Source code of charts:
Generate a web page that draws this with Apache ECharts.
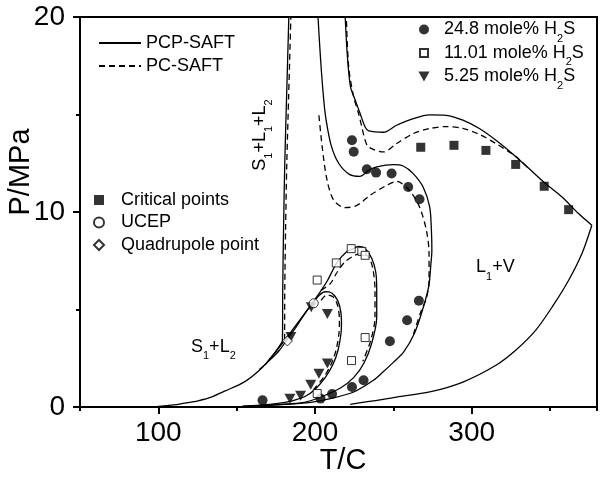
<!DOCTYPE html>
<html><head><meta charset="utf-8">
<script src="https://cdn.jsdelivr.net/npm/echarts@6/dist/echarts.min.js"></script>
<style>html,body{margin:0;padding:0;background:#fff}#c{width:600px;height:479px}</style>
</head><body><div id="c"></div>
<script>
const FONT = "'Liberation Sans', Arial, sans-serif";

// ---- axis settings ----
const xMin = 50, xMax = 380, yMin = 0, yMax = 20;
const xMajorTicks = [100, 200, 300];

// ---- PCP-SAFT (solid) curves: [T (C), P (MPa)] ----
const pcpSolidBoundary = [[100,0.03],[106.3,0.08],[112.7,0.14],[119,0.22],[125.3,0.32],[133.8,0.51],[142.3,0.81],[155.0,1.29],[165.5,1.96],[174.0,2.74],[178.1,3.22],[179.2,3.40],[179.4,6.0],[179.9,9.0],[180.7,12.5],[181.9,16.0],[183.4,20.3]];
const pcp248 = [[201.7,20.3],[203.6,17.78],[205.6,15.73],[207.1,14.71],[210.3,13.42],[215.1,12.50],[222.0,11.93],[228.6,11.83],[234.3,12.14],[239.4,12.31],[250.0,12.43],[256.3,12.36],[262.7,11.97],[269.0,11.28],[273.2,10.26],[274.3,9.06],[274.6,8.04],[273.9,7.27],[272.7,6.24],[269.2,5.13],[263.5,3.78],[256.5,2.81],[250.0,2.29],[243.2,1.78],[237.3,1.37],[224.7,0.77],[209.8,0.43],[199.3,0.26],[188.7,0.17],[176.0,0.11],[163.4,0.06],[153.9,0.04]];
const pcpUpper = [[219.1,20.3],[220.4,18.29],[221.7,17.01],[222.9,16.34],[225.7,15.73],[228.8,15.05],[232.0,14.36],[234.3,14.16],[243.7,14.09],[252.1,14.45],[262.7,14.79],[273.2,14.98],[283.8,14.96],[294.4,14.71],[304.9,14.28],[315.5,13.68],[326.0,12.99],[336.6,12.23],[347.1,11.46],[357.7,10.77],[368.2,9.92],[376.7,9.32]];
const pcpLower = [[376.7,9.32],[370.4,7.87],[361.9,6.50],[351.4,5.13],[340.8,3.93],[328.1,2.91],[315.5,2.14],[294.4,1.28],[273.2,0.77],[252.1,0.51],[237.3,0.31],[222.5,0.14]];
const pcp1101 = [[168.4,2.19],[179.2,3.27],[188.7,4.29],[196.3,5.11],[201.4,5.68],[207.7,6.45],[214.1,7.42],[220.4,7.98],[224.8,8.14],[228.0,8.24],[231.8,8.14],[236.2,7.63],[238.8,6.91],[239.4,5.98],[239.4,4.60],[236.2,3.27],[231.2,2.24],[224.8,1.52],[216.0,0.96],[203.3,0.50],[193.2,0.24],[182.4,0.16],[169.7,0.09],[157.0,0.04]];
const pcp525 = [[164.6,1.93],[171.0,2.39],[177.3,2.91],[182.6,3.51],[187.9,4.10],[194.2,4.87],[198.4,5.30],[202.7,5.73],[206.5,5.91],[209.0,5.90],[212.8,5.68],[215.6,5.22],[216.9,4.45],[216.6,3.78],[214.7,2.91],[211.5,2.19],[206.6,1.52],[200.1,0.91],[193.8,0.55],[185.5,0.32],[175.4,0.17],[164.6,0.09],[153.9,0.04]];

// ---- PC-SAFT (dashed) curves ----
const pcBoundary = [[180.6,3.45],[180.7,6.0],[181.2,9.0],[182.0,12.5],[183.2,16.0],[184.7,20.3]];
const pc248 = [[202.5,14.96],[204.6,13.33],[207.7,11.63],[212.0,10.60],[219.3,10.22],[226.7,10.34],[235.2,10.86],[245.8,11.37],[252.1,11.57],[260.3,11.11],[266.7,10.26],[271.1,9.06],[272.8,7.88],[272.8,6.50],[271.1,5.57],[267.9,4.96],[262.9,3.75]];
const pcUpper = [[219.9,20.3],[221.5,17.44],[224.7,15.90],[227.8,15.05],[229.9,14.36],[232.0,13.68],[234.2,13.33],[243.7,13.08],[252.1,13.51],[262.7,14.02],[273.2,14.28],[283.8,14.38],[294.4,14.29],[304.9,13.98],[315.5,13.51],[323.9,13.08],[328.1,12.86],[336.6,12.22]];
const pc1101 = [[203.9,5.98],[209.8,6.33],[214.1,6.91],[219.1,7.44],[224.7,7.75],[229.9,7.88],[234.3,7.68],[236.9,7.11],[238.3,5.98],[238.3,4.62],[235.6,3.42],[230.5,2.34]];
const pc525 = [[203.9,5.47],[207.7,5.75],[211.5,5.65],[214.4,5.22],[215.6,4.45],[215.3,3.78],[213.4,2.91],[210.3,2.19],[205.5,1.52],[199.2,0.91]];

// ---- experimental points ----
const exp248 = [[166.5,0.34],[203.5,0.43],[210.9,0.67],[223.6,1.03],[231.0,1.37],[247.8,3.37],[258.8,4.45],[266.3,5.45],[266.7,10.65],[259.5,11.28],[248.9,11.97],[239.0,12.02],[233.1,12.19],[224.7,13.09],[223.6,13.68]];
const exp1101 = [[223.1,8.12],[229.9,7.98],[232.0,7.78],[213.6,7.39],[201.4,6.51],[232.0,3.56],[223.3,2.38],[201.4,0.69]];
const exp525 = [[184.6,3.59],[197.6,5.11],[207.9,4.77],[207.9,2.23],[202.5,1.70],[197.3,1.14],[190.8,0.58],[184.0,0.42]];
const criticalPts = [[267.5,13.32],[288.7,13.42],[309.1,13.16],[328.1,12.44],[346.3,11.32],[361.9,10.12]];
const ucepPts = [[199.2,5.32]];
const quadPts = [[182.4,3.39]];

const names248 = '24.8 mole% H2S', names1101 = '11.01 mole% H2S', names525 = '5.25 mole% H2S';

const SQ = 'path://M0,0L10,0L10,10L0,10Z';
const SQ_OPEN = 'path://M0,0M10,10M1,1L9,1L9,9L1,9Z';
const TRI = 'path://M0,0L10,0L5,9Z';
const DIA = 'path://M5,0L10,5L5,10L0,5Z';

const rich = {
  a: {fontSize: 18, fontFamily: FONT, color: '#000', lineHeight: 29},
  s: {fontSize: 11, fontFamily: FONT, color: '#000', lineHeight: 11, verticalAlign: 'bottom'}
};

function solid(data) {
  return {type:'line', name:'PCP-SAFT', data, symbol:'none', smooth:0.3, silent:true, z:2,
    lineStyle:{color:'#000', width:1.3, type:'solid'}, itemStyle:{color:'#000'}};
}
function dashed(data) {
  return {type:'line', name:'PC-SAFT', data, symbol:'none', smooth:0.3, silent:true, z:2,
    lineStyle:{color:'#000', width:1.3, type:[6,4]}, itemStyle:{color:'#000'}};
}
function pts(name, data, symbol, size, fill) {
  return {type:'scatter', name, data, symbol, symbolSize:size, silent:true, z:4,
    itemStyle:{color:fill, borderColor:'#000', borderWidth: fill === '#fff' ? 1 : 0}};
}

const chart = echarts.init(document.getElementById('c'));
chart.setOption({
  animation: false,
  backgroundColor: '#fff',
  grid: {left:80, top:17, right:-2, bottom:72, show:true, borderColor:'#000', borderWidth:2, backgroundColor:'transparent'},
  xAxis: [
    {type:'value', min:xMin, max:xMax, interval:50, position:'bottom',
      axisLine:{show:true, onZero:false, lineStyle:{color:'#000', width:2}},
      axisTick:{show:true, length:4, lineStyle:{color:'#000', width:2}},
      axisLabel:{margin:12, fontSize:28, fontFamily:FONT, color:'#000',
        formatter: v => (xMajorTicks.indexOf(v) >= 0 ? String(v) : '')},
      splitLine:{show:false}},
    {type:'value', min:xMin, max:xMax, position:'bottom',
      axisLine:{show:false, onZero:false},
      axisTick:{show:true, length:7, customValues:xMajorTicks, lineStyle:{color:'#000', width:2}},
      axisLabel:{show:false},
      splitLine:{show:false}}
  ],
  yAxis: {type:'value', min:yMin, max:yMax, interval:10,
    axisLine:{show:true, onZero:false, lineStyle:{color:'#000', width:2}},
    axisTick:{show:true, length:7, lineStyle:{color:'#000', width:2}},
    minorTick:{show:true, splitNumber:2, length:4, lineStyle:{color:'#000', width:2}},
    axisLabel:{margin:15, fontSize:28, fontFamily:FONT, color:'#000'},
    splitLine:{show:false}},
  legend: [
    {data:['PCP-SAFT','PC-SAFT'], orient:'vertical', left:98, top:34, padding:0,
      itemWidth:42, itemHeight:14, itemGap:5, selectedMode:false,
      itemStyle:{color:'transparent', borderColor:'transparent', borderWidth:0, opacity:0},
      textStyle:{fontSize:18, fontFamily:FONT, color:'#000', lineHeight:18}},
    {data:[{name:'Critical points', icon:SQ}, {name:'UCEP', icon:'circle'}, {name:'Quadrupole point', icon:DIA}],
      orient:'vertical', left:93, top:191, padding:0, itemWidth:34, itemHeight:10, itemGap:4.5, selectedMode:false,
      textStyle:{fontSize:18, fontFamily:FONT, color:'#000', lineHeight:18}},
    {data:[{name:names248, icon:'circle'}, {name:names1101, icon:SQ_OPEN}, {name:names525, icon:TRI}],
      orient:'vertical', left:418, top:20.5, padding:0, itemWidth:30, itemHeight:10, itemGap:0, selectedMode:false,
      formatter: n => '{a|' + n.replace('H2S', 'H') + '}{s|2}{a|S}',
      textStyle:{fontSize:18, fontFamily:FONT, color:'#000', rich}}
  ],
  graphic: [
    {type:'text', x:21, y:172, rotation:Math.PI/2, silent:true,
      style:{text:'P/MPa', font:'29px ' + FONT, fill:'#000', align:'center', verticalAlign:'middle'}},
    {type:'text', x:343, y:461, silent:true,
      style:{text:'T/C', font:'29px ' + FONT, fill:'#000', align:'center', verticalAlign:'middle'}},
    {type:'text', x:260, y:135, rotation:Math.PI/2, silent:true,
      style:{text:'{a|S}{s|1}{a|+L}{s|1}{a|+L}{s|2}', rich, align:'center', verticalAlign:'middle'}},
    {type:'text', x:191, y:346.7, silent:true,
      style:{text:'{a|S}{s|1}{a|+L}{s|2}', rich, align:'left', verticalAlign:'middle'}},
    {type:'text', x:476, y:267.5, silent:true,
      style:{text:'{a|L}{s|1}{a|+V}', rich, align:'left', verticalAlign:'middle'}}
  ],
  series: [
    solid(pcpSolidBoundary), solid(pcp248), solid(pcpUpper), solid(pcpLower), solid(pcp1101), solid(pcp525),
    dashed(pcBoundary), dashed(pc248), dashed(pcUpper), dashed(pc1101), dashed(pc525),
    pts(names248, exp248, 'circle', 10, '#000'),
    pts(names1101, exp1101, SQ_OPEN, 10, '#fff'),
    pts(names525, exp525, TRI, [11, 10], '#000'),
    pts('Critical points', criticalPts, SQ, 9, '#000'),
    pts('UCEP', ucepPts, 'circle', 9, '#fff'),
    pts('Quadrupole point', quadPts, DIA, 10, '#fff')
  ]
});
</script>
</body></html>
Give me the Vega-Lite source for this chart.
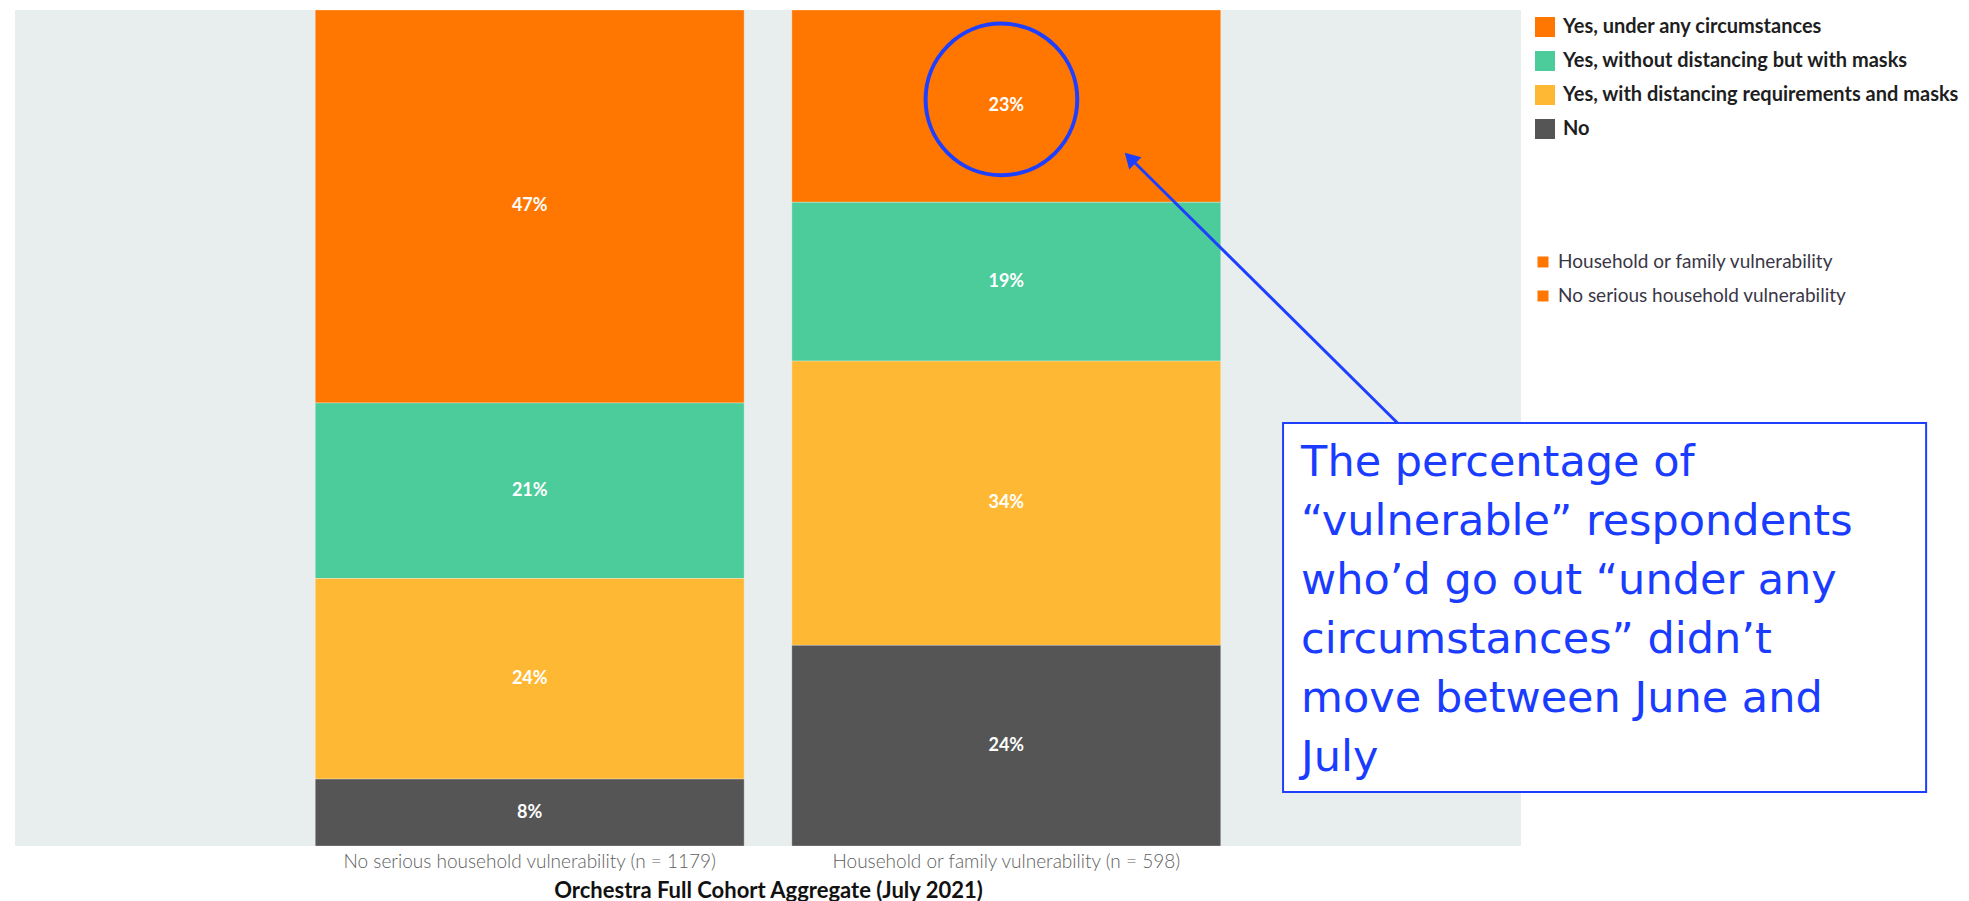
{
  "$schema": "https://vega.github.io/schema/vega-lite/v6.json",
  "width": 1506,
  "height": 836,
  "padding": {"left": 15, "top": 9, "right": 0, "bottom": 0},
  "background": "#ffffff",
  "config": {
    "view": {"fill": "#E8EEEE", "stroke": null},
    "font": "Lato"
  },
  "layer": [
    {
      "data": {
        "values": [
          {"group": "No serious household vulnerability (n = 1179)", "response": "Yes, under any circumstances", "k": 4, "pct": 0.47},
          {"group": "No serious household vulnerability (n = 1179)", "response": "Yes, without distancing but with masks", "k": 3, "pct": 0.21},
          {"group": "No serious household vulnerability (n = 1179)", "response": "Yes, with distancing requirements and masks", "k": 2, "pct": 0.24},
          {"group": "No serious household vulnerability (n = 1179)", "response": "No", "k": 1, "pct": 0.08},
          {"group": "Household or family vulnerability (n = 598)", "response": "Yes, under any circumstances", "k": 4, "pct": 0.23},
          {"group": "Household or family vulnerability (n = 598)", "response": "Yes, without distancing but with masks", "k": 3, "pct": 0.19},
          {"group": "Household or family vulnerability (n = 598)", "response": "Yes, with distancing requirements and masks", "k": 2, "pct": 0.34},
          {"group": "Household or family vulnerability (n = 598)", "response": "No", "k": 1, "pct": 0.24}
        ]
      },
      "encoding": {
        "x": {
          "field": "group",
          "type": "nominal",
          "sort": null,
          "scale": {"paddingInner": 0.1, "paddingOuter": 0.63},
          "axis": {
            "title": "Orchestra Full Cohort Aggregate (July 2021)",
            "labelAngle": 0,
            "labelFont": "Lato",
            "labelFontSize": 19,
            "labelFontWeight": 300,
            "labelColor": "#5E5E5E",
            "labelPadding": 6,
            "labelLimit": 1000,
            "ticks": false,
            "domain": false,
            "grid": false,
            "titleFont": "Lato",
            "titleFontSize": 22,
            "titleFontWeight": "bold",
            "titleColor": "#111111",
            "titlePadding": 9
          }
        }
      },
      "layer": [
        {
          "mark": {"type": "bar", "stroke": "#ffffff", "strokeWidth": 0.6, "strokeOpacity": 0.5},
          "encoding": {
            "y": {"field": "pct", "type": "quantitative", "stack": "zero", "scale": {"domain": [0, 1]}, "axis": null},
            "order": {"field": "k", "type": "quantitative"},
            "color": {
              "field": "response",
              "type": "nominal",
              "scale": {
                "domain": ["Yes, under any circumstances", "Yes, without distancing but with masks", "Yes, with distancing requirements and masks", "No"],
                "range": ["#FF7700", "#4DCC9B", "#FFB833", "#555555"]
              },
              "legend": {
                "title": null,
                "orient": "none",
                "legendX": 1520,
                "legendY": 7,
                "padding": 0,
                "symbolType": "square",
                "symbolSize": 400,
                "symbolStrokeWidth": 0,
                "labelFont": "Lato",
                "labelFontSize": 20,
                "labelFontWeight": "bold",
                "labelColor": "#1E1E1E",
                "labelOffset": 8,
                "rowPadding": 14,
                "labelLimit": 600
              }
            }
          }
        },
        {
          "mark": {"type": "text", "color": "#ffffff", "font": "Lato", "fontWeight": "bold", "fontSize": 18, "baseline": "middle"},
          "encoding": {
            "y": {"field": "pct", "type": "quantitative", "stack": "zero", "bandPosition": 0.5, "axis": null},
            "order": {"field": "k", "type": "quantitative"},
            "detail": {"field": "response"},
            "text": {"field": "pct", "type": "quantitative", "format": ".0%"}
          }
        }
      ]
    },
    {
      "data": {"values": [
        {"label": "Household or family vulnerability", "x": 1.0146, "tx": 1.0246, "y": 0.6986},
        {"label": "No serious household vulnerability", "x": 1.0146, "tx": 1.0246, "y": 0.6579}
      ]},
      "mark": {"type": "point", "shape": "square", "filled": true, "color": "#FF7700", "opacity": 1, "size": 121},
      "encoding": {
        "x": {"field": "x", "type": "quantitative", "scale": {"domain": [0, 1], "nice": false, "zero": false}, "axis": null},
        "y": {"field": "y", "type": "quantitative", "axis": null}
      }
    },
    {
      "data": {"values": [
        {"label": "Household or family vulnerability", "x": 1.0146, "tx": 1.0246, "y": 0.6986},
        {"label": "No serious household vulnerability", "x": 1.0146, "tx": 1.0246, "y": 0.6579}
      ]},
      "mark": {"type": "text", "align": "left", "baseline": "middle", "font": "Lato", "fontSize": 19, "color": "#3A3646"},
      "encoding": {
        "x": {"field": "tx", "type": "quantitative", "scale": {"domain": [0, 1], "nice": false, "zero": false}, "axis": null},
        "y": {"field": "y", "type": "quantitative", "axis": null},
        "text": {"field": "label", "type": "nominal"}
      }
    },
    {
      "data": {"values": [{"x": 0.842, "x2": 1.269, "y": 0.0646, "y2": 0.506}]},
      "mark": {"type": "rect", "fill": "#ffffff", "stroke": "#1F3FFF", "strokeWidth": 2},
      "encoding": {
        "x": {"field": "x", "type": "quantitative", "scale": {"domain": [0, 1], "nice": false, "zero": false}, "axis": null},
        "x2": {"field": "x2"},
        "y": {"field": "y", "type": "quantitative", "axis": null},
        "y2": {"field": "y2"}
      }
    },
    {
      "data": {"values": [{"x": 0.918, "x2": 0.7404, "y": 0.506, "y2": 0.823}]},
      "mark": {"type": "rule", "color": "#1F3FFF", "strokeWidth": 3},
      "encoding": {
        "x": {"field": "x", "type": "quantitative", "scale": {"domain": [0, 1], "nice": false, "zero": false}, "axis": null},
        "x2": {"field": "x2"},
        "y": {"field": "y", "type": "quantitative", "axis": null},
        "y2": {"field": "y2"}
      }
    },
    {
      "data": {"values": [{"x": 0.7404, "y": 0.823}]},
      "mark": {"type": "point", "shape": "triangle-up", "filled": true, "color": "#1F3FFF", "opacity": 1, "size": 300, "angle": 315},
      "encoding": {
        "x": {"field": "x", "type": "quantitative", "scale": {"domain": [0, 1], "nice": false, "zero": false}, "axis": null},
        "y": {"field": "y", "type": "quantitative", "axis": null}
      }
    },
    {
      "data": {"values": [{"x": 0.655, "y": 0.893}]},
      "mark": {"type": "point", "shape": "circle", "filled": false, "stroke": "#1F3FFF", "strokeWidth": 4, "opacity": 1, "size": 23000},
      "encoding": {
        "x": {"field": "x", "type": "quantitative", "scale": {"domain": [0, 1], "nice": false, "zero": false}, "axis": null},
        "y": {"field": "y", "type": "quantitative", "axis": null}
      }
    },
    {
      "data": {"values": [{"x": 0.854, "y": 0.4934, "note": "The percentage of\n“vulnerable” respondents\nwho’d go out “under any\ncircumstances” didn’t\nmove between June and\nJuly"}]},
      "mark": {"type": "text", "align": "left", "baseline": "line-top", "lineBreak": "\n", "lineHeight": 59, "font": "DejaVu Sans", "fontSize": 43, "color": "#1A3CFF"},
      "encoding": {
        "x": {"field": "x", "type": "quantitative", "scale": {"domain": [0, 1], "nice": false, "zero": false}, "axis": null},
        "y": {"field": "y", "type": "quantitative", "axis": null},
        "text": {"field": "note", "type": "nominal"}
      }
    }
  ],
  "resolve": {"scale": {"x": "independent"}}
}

The task: In the listing above, find each line with the word "this" and copy it.

Exercise answer:
Generate a web page that draws this with Apache ECharts.
Give me the Vega-Lite source for this chart.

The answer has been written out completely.